MANDIOCA: Na maioria das regiões produtoras acompanhadas pelo Cepea, é o déficit hídrico que preocupa agricultores, especialmente os que semearam em junho. A possibilidade de geadas nesta semana pode ter efeitos sobre a oferta de manivas para o plantio da safra 2021/2022. Diante destes fundamentos, a oferta de raízes deve continuar abaixo das expectativas de agentes nos próximos períodos, enquanto a demanda pela matéria-prima deve seguir elevada, principalmente pelas firmas com contratos de entrega a cumprir. Este possível cenário pode impulsionar os preços da mandioca.
AÇÚCAR: Antes mesmo de iniciar a atual safra 2021/22, o mercado de açúcar já esperava uma queda na produtividade dos canaviais da região Centro-Sul, devido ao clima seco do ano passado. Porém, o recuo pode se intensificar, devido às baixas temperaturas das últimas semanas, que resultaram em geadas nas lavouras. Nota-se, inclusive, que o período de produção deve ser mais curto neste ano, com algumas usinas já programando o fim da moagem para outubro.
ETANOL: O clima adverso que tem prejudicado a produção de cana-de-açúcar em algumas regiões do Centro-Sul é um fator relevante no posicionamento das usinas no mercado de etanol. A extensão dos danos nos canaviais devido às recentes geadas ainda não foi completamente mensurada, mas uma redução da produção acima daquela já anunciada no início do ano-safra tem sido prevista. Algumas unidades produtoras estão fora do mercado, analisando as perdas e tomando decisões necessárias para mitigar os efeitos danosos do sinistro. Ainda em relação ao clima, a falta de chuva e o anúncio de queda brusca e intensa da temperatura nesta semana, com possibilidade de novas geadas, têm criado apreensão no mercado sucroenergético.
BOI: Como o período atual já é de confinamento (entre maio e dezembro, aproximadamente), visto que o inverno afeta a produção de pastagem, o impacto das baixas temperaturas e de possíveis geadas na produção de boi gordo é na alimentação. No confinamento, o custo com a alimentação é alto, mas, em dias de geada, o animal tradicionalmente come menos, prejudicando o ganho de peso. Assim, a oferta de animais prontos para o abate tende a diminuir.

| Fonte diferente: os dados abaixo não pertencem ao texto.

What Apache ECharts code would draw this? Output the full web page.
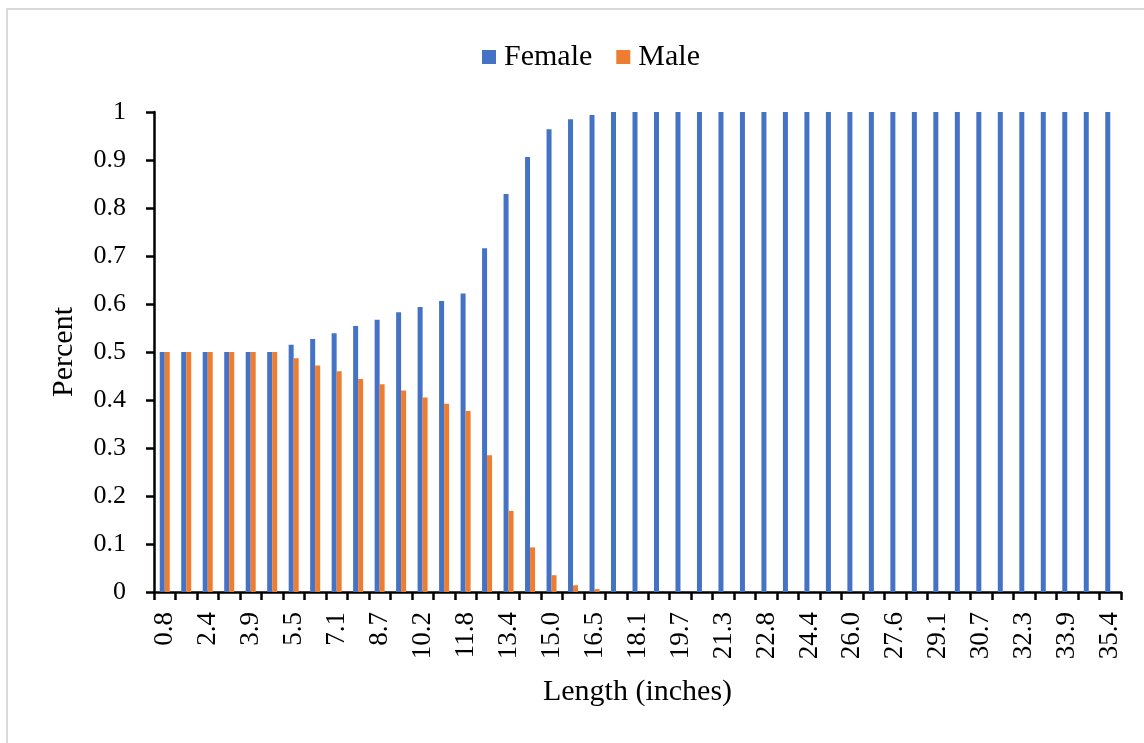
<!DOCTYPE html>
<html>
<head>
<meta charset="utf-8">
<script src="https://cdn.jsdelivr.net/npm/echarts@6/dist/echarts.min.js"></script>
<style>
html,body{margin:0;padding:0;background:#fff;}
#wrap{position:relative;width:1144px;height:743px;overflow:hidden;}
#chart{position:absolute;left:0;top:0;width:1144px;height:743px;}
#frame{position:absolute;left:6px;top:8px;width:1200px;height:800px;border-left:2px solid #d9d9d9;border-top:2px solid #d9d9d9;pointer-events:none;}
</style>
</head>
<body>
<div id="wrap"><div id="chart"></div><div id="frame"></div></div>
<script>
const categories = ["0.8","1.6","2.4","3.1","3.9","4.7","5.5","6.3","7.1","7.9","8.7","9.4","10.2","11.0","11.8","12.6","13.4","14.2","15.0","15.7","16.5","17.3","18.1","18.9","19.7","20.5","21.3","22.0","22.8","23.6","24.4","25.2","26.0","26.8","27.6","28.3","29.1","29.9","30.7","31.5","32.3","33.1","33.9","34.6","35.4"];
const female = [0.5,0.5,0.5,0.5,0.5,0.5,0.515,0.527,0.539,0.554,0.567,0.583,0.594,0.606,0.622,0.716,0.829,0.906,0.964,0.985,0.994,1,1,1,1,1,1,1,1,1,1,1,1,1,1,1,1,1,1,1,1,1,1,1,1];
const male = [0.5,0.5,0.5,0.5,0.5,0.5,0.487,0.472,0.46,0.444,0.433,0.42,0.405,0.392,0.377,0.285,0.169,0.093,0.035,0.014,0.006,0,0,0,0,0,0,0,0,0,0,0,0,0,0,0,0,0,0,0,0,0,0,0,0];
const yTicks = [0,0.1,0.2,0.3,0.4,0.5,0.6,0.7,0.8,0.9,1];

const font = '"Liberation Serif","Times New Roman",serif';
const chart = echarts.init(document.getElementById('chart'));
chart.setOption({
  animation:false,
  textStyle:{fontFamily:font,color:'#000'},
  legend:{
    top:37,left:477,itemWidth:14,itemHeight:14,itemGap:24,icon:'rect',
    textStyle:{fontFamily:font,fontSize:30,color:'#000',padding:[0,0,0,3]},
    data:['Female','Male']
  },
  grid:{left:154,right:23,top:112,bottom:151,containLabel:false},
  xAxis:{
    type:'category',data:categories,boundaryGap:true,
    name:'Length (inches)',nameLocation:'middle',nameGap:85,
    nameTextStyle:{fontFamily:font,fontSize:30,color:'#000'},
    axisLine:{lineStyle:{color:'#000',width:2.5}},
    axisTick:{show:true,interval:0,length:8,lineStyle:{color:'#000',width:2.5}},
    axisLabel:{interval:1,rotate:90,fontFamily:font,fontSize:27,color:'#000',margin:20}
  },
  yAxis:{
    type:'value',min:0,max:1,interval:0.1,
    name:'Percent',nameLocation:'middle',nameGap:75,nameRotate:90,
    nameTextStyle:{fontFamily:font,fontSize:30,color:'#000'},
    axisLine:{show:true,lineStyle:{color:'#000',width:2.5}},
    axisTick:{show:true,length:8,lineStyle:{color:'#000',width:2.5}},
    splitLine:{show:false},
    axisLabel:{fontFamily:font,fontSize:26,color:'#000',margin:28,
      formatter:function(v){return yTicks.indexOf(Math.round(v*10)/10)>=0?String(Math.round(v*10)/10):'';}}
  },
  series:[
    {name:'Female',type:'bar',data:female,barWidth:5,barGap:'0%',itemStyle:{color:'#4472c4'}},
    {name:'Male',type:'bar',data:male,barWidth:5,barGap:'0%',itemStyle:{color:'#ed7d31'}}
  ]
});
</script>
</body>
</html>
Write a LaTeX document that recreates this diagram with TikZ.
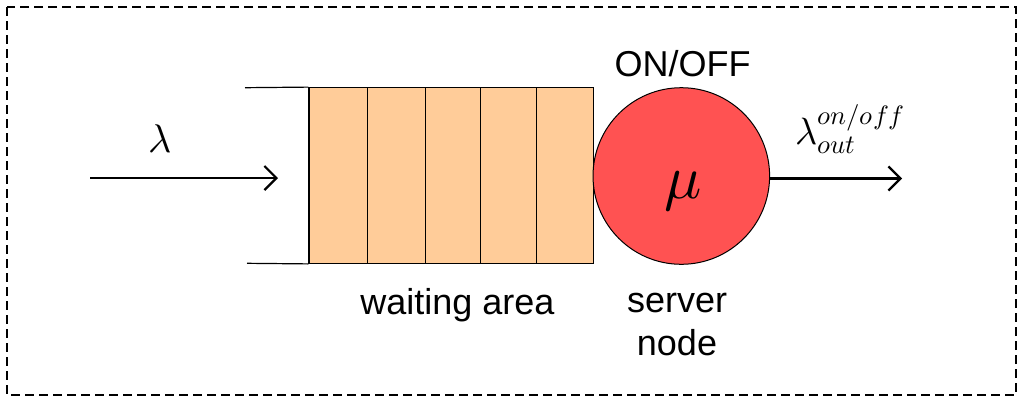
\documentclass[tikz,border=0pt]{standalone}
\usepackage{fontspec}
\usepackage{unicode-math}
\setmainfont{Liberation Sans}
\setmathfont{Latin Modern Math}
\usetikzlibrary{arrows.meta}
\definecolor{slotfill}{RGB}{255,204,153}
\definecolor{serverfill}{RGB}{255,82,82}
\tikzset{
  flow/.style={line width=2.2pt,-{Straight Barb[length=12pt,width=24pt,line width=2.2pt]}},
  slot/.style={draw=black,line width=1.2pt,fill=slotfill,minimum height=175.6pt,inner sep=0pt},
  wall/.style={line width=1.2pt},
  label/.style={font=\fontsize{36}{42}\selectfont,inner sep=0pt,anchor=base},
  frame/.style={line width=1.8pt,dash pattern=on 9pt off 5pt}
}
\begin{document}
\begin{tikzpicture}[x=1pt,y=-1pt]
  \useasboundingbox (0,0) rectangle (1019,397);
  % outer dashed frame
  \draw[frame] (7,7) rectangle (1016,395);

  % waiting slots
  \node[slot,minimum width=58.7pt] (s1) at (338.35,175.5) {};
  \node[slot,minimum width=58.0pt] (s2) at (396.7,175.5) {};
  \node[slot,minimum width=54.6pt] (s3) at (453.0,175.5) {};
  \node[slot,minimum width=56.4pt] (s4) at (508.5,175.5) {};
  \node[slot,minimum width=56.6pt] (s5) at (565.0,175.5) {};

  % open end of the queue
  \coordinate (qtop) at (245,87.7);
  \coordinate (qbot) at (247,263.3);
  \draw[wall] (qtop) -- (s1.north west);
  \draw[wall] (qbot) -- (s1.south west);

  % server
  \node[circle,draw=black,line width=1pt,fill=serverfill,minimum size=176.6pt,inner sep=0pt] (srv) at (681.3,176) {};
  \node[inner sep=0pt,anchor=base] (mu) at (683,198) {\fontsize{62}{68}\selectfont$\mu$};
  \node[label] (onoff) at (682.5,76.5) {ON/OFF};

  % arrival flow
  \coordinate (src) at (90,178);
  \coordinate (qin) at (278,178);
  \draw[flow] (src) -- (qin);
  \node[inner sep=0pt,anchor=base] (lam) at (160,152) {\fontsize{40}{44}\selectfont$\lambda$};

  % departure flow, horizontal from the server's rim
  \coordinate (sink) at (902,178.5);
  \draw[flow] (srv.east |- sink) -- (sink);
  \node[inner sep=0pt,anchor=base west] (lamout) at (795,144) {\fontsize{38}{42}\selectfont$\lambda_{out}^{on/off}$};

  % captions
  \node[label] (wait) at (457.5,314) {waiting area};
  \node[label] (srvA) at (677,312) {server};
  \node[label] (srvB) at (677,355) {node};
\end{tikzpicture}
\end{document}
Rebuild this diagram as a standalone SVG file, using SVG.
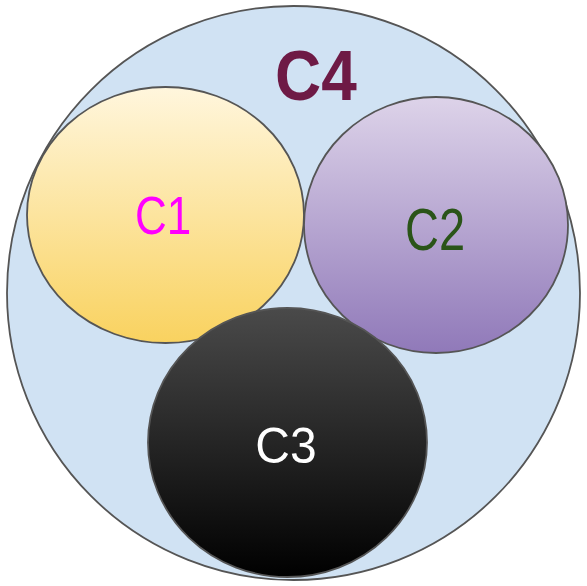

LEITE: De modo geral, as geadas afetam a alimentação do rebanho. O fenômeno causa o crestamento (queima da parte vegetativa) das pastagens, além de diminuir consideravelmente a qualidade da alimentação volumosa, que já vinha limitada devido ao tempo seco. Vale mencionar que as geadas também provocam danos à aveia, forragem de inverno bastante utilizada no Sul do Brasil nesta época e muito importante para manter os níveis de produção do leite. Com a alimentação volumosa prejudicada, a atividade fica mais dependente do concentrado, que também vem registrando custos altos – o milho vem se valorizando devido aos danos provocados pelo clima adverso. Esse cenário deve afetar o volume de produção do leite nos próximos períodos.
AVES E SUÍNOS: A influência do clima adverso no milho (seca durante a semeadura e o desenvolvimento das lavouras e geadas recentes) tem impulsionado os valores do cereal, o que afeta diretamente os custos de produção desses setores.